> [What you will do]
Reproduce all lines of the listing below in which the word "seaborn" occurs.

> [Supplied material]
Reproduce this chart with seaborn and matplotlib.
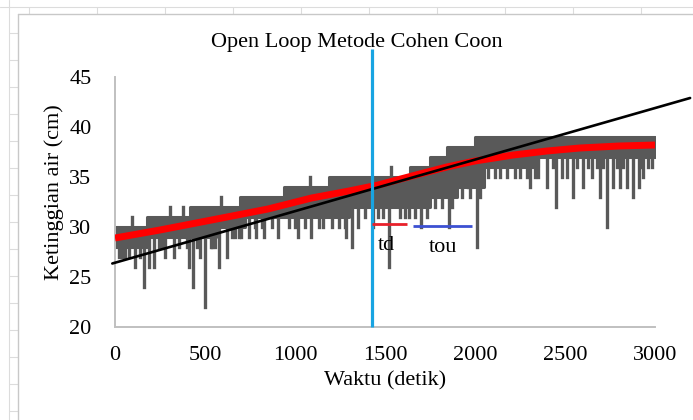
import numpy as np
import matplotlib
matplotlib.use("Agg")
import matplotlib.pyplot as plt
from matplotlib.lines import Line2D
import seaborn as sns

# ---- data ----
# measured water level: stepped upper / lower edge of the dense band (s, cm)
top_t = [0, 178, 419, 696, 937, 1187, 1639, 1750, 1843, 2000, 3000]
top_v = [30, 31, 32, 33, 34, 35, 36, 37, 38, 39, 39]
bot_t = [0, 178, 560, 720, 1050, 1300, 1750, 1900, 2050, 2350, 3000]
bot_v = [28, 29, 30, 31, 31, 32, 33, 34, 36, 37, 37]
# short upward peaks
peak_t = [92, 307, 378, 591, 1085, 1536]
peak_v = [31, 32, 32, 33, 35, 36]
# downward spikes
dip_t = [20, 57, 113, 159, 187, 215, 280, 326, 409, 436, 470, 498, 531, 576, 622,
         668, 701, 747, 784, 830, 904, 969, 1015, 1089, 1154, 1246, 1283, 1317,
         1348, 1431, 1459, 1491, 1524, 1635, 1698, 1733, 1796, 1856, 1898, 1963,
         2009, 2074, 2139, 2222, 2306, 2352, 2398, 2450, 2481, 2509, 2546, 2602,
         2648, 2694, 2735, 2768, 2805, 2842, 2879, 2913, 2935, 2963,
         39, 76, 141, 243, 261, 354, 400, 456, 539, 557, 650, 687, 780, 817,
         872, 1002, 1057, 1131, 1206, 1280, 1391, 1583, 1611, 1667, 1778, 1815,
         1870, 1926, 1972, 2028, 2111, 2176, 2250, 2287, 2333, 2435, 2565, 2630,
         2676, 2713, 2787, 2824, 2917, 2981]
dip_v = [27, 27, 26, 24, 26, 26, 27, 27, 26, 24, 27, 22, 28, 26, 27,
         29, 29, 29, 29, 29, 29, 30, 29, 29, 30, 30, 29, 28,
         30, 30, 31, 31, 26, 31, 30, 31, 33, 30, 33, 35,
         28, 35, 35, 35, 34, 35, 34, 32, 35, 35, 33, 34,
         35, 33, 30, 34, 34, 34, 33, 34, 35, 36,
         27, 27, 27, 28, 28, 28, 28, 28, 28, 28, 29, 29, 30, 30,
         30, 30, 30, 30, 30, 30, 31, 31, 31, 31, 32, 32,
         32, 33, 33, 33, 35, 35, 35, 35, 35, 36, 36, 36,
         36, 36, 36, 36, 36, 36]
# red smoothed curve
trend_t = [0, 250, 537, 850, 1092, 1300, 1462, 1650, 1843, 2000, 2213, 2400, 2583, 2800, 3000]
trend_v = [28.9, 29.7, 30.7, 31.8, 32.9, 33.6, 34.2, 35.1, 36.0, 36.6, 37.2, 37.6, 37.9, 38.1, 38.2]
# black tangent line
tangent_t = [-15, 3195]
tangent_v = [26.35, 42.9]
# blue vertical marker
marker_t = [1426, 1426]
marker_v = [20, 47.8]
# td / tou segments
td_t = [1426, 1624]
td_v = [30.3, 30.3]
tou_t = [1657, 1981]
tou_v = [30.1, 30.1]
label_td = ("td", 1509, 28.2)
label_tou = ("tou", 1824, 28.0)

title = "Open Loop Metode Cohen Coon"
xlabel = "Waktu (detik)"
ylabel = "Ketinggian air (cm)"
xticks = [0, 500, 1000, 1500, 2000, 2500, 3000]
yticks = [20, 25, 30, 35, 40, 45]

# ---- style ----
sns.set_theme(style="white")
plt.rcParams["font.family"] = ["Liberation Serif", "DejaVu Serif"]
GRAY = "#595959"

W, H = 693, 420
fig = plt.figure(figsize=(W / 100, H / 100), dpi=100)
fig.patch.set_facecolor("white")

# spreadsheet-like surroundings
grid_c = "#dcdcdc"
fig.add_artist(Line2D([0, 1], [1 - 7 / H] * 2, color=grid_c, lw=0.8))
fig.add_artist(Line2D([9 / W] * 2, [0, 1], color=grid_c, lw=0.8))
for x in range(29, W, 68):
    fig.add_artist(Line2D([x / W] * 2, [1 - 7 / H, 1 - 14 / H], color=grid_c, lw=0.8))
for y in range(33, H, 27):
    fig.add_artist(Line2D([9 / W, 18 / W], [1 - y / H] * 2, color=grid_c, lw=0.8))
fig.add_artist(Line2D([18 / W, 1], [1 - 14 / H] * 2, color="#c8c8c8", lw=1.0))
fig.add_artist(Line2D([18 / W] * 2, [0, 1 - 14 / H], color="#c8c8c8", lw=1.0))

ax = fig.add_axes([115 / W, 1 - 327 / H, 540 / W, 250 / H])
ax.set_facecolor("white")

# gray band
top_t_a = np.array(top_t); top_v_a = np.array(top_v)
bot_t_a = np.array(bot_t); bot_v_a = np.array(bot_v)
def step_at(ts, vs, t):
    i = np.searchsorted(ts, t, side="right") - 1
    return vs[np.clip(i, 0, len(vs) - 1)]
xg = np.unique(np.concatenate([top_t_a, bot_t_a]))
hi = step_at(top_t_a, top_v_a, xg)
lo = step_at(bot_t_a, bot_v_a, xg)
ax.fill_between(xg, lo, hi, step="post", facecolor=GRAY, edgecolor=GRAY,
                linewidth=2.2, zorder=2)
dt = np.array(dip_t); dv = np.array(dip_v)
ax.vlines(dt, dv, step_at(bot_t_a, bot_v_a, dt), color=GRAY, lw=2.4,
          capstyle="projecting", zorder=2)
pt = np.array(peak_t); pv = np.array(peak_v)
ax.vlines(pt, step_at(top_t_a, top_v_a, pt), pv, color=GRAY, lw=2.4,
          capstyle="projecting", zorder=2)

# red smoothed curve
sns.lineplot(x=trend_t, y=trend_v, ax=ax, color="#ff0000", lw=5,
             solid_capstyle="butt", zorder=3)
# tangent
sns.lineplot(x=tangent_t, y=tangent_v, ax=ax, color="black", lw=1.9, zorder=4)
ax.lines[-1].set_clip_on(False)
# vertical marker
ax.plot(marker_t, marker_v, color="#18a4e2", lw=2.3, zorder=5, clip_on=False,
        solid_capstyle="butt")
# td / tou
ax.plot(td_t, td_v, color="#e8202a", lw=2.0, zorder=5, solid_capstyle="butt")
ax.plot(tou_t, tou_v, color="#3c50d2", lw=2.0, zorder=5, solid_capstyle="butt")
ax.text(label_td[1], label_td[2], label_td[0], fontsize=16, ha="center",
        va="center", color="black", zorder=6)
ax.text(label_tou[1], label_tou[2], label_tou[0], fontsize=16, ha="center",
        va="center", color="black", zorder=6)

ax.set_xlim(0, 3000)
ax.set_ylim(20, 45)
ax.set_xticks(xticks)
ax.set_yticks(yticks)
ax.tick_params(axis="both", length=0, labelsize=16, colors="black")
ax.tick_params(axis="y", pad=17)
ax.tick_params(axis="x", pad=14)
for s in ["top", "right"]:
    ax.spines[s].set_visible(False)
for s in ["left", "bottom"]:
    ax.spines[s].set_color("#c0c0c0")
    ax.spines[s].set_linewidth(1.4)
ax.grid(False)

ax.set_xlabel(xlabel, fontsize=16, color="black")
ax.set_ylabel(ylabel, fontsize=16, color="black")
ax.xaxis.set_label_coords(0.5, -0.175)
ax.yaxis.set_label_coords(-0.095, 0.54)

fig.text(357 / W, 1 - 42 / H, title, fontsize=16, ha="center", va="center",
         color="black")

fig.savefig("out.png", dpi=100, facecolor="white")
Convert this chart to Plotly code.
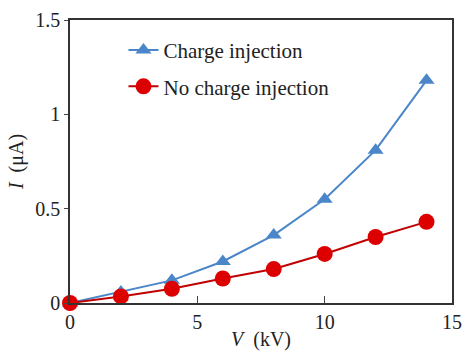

> [Exercise output]
Reproduce this chart with seaborn and matplotlib.
import seaborn as sns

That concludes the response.